Selected Commitment. The dish-washing after "we like you." The protagonist's project has changed (she is now actually trying to be Annie) without explicit announcement. The earlier hospital and house scenes are Resistance/Debate — the period of "no this can't be me, take me back."
Note: in narrative-time, however, the structure works better if we separate Commitment as the moment Joanna stops trying to leave (the dish scene) from Midpoint as the moment the practice is visibly working — the Jim Dandy montage / boys running her ragged but happily, where the new household functions and Joanna finds it does. The commitment is the silent decision; the midpoint is the demonstration of what the decision produces. We will treat them as adjacent rivets.
Step 9. Map the full structure
(Reproduced fully in two-paths-structure-overboard.md as the abbreviated structure file. The walk above is the reasoning; the structure file is the durable artifact.)
Step 10. Stress test
Does the identity-as-practice / second-overboard structure account for the film's most compelling moments?
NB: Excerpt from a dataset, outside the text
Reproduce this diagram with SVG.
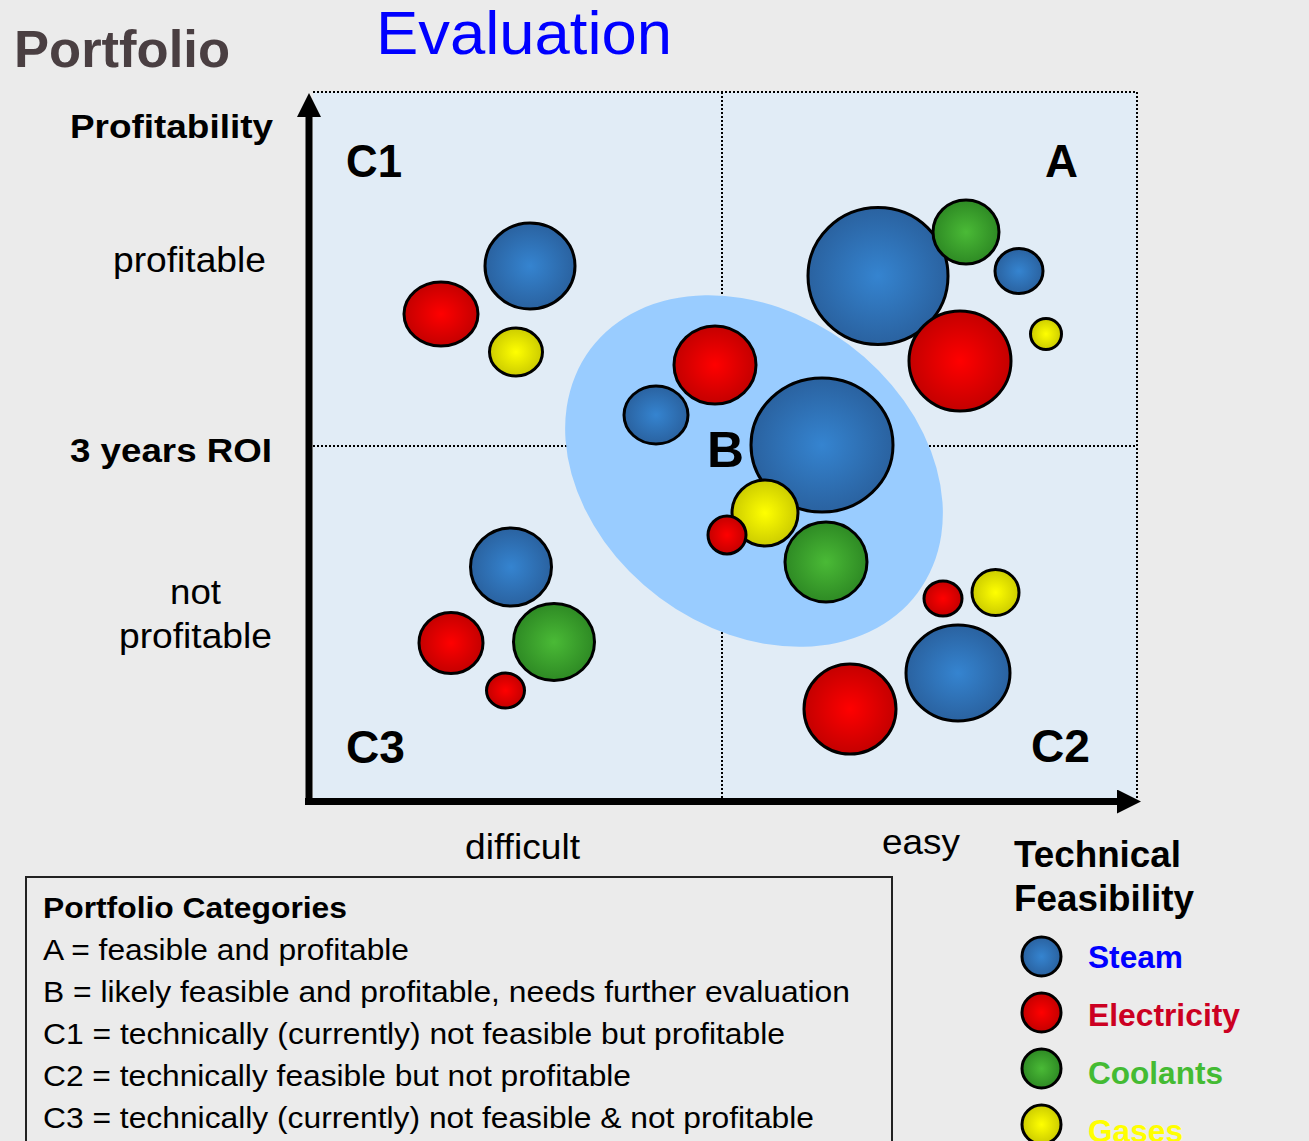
<svg xmlns="http://www.w3.org/2000/svg" width="1309" height="1141" viewBox="0 0 1309 1141">
<style>
text{font-family:"Liberation Sans",Arial,sans-serif;fill:#000}
.b{font-weight:bold}
.q{font-weight:bold;font-size:46px}
.ax{font-size:35px}
.leg{font-size:30px}
.dot{stroke:#000;stroke-width:2;stroke-dasharray:2 2;fill:none}
.c{stroke:#000;stroke-width:3}
.bl{fill:url(#gB)}.rd{fill:url(#gR)}.gr{fill:url(#gG)}.ye{fill:url(#gY)}
</style>
<defs>
<radialGradient id="gB"><stop offset="0" stop-color="#3584d0"/><stop offset="1" stop-color="#2a62a0"/></radialGradient>
<radialGradient id="gR"><stop offset="0" stop-color="#ff0000"/><stop offset="1" stop-color="#c40000"/></radialGradient>
<radialGradient id="gG"><stop offset="0" stop-color="#4aba36"/><stop offset="1" stop-color="#2e8a24"/></radialGradient>
<radialGradient id="gY"><stop offset="0" stop-color="#ffff00"/><stop offset="1" stop-color="#cccc00"/></radialGradient>
<marker id="ah" markerUnits="userSpaceOnUse" markerWidth="24" markerHeight="24" viewBox="0 0 24 24" refX="0" refY="12" orient="auto"><path d="M0,0 L24,12 L0,24 z" fill="#000"/></marker>
</defs>
<rect width="1309" height="1141" fill="#ebebeb"/>
<g id="titles">
<text x="14" y="67" class="b" font-size="52" fill="#4a3f42" style="fill:#4a3f42" textLength="216" lengthAdjust="spacingAndGlyphs">Portfolio</text>
<text x="376" y="54" font-size="62" style="fill:#0000ff" textLength="296" lengthAdjust="spacingAndGlyphs">Evaluation</text>
</g>
<g id="plot">
<rect x="313" y="92" width="824" height="708" fill="#e1ecf6"/>
<path class="dot" d="M313,92 H1137 V800 M313,446 H1136 M722,92 V800"/>
</g>
<g id="node-B-region">
<ellipse cx="754" cy="471" rx="204" ry="158" transform="rotate(36.7 754 471)" fill="#99ccff"/>
</g>
<g id="node-C1">
<ellipse class="c bl" cx="530" cy="266" rx="45" ry="43"/>
<ellipse class="c rd" cx="441" cy="314" rx="37" ry="32"/>
<ellipse class="c ye" cx="516" cy="352" rx="26.5" ry="24"/>
<text class="q" x="346" y="177" textLength="56" lengthAdjust="spacingAndGlyphs">C1</text>
</g>
<g id="node-A">
<ellipse class="c bl" cx="878" cy="276" rx="70" ry="68.5"/>
<ellipse class="c gr" cx="966" cy="232" rx="33" ry="32"/>
<ellipse class="c bl" cx="1019" cy="271" rx="24" ry="22.5"/>
<ellipse class="c rd" cx="960" cy="361" rx="51" ry="50"/>
<circle class="c ye" cx="1046" cy="334" r="15.5"/>
<text class="q" x="1045" y="177" textLength="33" lengthAdjust="spacingAndGlyphs">A</text>
</g>
<g id="node-B">
<ellipse class="c rd" cx="715" cy="365" rx="41" ry="39"/>
<ellipse class="c bl" cx="656" cy="415" rx="32" ry="29"/>
<ellipse class="c bl" cx="822" cy="445" rx="71" ry="67"/>
<circle class="c ye" cx="765" cy="513" r="33"/>
<circle class="c rd" cx="727" cy="535" r="19"/>
<ellipse class="c gr" cx="826" cy="562" rx="41" ry="40"/>
<text class="b" font-size="50" x="707" y="467" textLength="37" lengthAdjust="spacingAndGlyphs">B</text>
</g>
<g id="node-C3">
<ellipse class="c bl" cx="511" cy="567" rx="40.5" ry="39"/>
<ellipse class="c rd" cx="451" cy="643" rx="32" ry="30.5"/>
<ellipse class="c gr" cx="554" cy="642" rx="40.5" ry="38.5"/>
<ellipse class="c rd" cx="505.5" cy="690.5" rx="19" ry="17.5"/>
<text class="q" x="346" y="763" textLength="59" lengthAdjust="spacingAndGlyphs">C3</text>
</g>
<g id="node-C2">
<ellipse class="c rd" cx="943" cy="598.5" rx="19" ry="17.5"/>
<ellipse class="c ye" cx="995.5" cy="592.5" rx="23.5" ry="23"/>
<ellipse class="c bl" cx="958" cy="673" rx="52" ry="48"/>
<ellipse class="c rd" cx="850" cy="709" rx="46" ry="45"/>
<text class="q" x="1031" y="762" textLength="59" lengthAdjust="spacingAndGlyphs">C2</text>
</g>
<g id="connectors">
<line x1="309" y1="805" x2="309" y2="117" stroke="#000" stroke-width="7" marker-end="url(#ah)"/>
<line x1="305" y1="801.5" x2="1117" y2="801.5" stroke="#000" stroke-width="7" marker-end="url(#ah)"/>
</g>
<g id="axis-labels">
<text class="b" font-size="34" x="70" y="138" textLength="203" lengthAdjust="spacingAndGlyphs">Profitability</text>
<text class="ax" x="113" y="272" textLength="153" lengthAdjust="spacingAndGlyphs">profitable</text>
<text class="b" font-size="34" x="70" y="462" textLength="202" lengthAdjust="spacingAndGlyphs">3 years ROI</text>
<text class="ax" x="170" y="604" textLength="51" lengthAdjust="spacingAndGlyphs">not</text>
<text class="ax" x="119" y="648" textLength="153" lengthAdjust="spacingAndGlyphs">profitable</text>
<text class="ax" x="465" y="859" textLength="115" lengthAdjust="spacingAndGlyphs">difficult</text>
<text class="ax" x="882" y="854" textLength="78" lengthAdjust="spacingAndGlyphs">easy</text>
<text class="b" font-size="36" x="1014" y="867" textLength="167" lengthAdjust="spacingAndGlyphs">Technical</text>
<text class="b" font-size="36" x="1014" y="911" textLength="180" lengthAdjust="spacingAndGlyphs">Feasibility</text>
</g>
<g id="categories">
<rect x="26" y="877" width="866" height="300" fill="none" stroke="#222" stroke-width="2"/>
<text class="leg b" x="43" y="918" textLength="304" lengthAdjust="spacingAndGlyphs">Portfolio Categories</text>
<text class="leg" x="43" y="960" textLength="366" lengthAdjust="spacingAndGlyphs">A = feasible and profitable</text>
<text class="leg" x="43" y="1002" textLength="807" lengthAdjust="spacingAndGlyphs">B = likely feasible and profitable, needs further evaluation</text>
<text class="leg" x="43" y="1044" textLength="742" lengthAdjust="spacingAndGlyphs">C1 = technically (currently) not feasible but profitable</text>
<text class="leg" x="43" y="1086" textLength="588" lengthAdjust="spacingAndGlyphs">C2 = technically feasible but not profitable</text>
<text class="leg" x="43" y="1128" textLength="771" lengthAdjust="spacingAndGlyphs">C3 = technically (currently) not feasible &amp; not profitable</text>
</g>
<g id="legend">
<circle class="c bl" cx="1041.5" cy="956.5" r="19.5"/>
<circle class="c rd" cx="1041.5" cy="1012.5" r="19.5"/>
<circle class="c gr" cx="1041.5" cy="1068.5" r="19.5"/>
<circle class="c ye" cx="1041.5" cy="1124.5" r="19.5"/>
<text class="b" font-size="32" x="1088" y="968" style="fill:#0000ff" textLength="95" lengthAdjust="spacingAndGlyphs">Steam</text>
<text class="b" font-size="32" x="1088" y="1026" style="fill:#cc0022" textLength="152" lengthAdjust="spacingAndGlyphs">Electricity</text>
<text class="b" font-size="32" x="1088" y="1084" style="fill:#44bb33" textLength="135" lengthAdjust="spacingAndGlyphs">Coolants</text>
<text class="b" font-size="32" x="1088" y="1142" style="fill:#ffff00" textLength="95" lengthAdjust="spacingAndGlyphs">Gases</text>
</g>
</svg>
Check the list:
- The opening yacht-and-skeet scene: yes, equilibrium of the inherited self.
- The closet rejection and Dean overboard: yes, the seed image and the stiffed $600 motive that powers Dean's revenge.
- The wedding ring, the night fall, the garbage scow: yes, inciting incident as ring-and-water trap on Joanna's station.
- Grant's refusal to claim her: yes, the Resistance/Debate beat from Grant's side that frees Dean to make the claim.
- Dean's hospital claim and the boys' first sight of "Mom": yes, Resistance/Debate from Joanna's side.
- The breakdown / "we like you" / dish washing: yes, Commitment.
- Jim Dandy montage, household functioning, kids' homework, macaroni bracelet, miniature-golf money: yes, Rising Action / Initial Approach (in this case the new approach Joanna is building).
- Dean about to confess; Joanna pre-empts with "I know — fertilizer plant": yes, this is a held escalation that preserves the lie just long enough for the memory return to do its work.
- The lumberyard accident, the photo ID, the memory return, "you used me": yes, the falling action.
- Yacht dinner with Korman, the cigarette, the beer: yes, Escalation 2.
- The captain's-wheel turn, "I want to go back, Grant": the actual decision before the climax.
- Grant's confession that he left her in the psych ward, "you snake!": yes, this is the trigger that converts the decision into the jump.
- The second overboard, Dean overboard alongside, kissing in the water: yes, climax.
- The rich-twist confession at the end: yes, the wind-down's comedy reversal that finalizes the new equilibrium.
The structure holds. One adjustment to incorporate from the stress test: the moment Joanna takes the captain's wheel and turns the yacht around is a real beat — it's the intentional analog of the accidental fall overboard at minute 14. She is rerouting the yacht the way the original ring-fall rerouted her. Place it as the late beat that immediately precedes the Climax (after Escalation 2, before the jump).
The structure is reinforced. Stop here.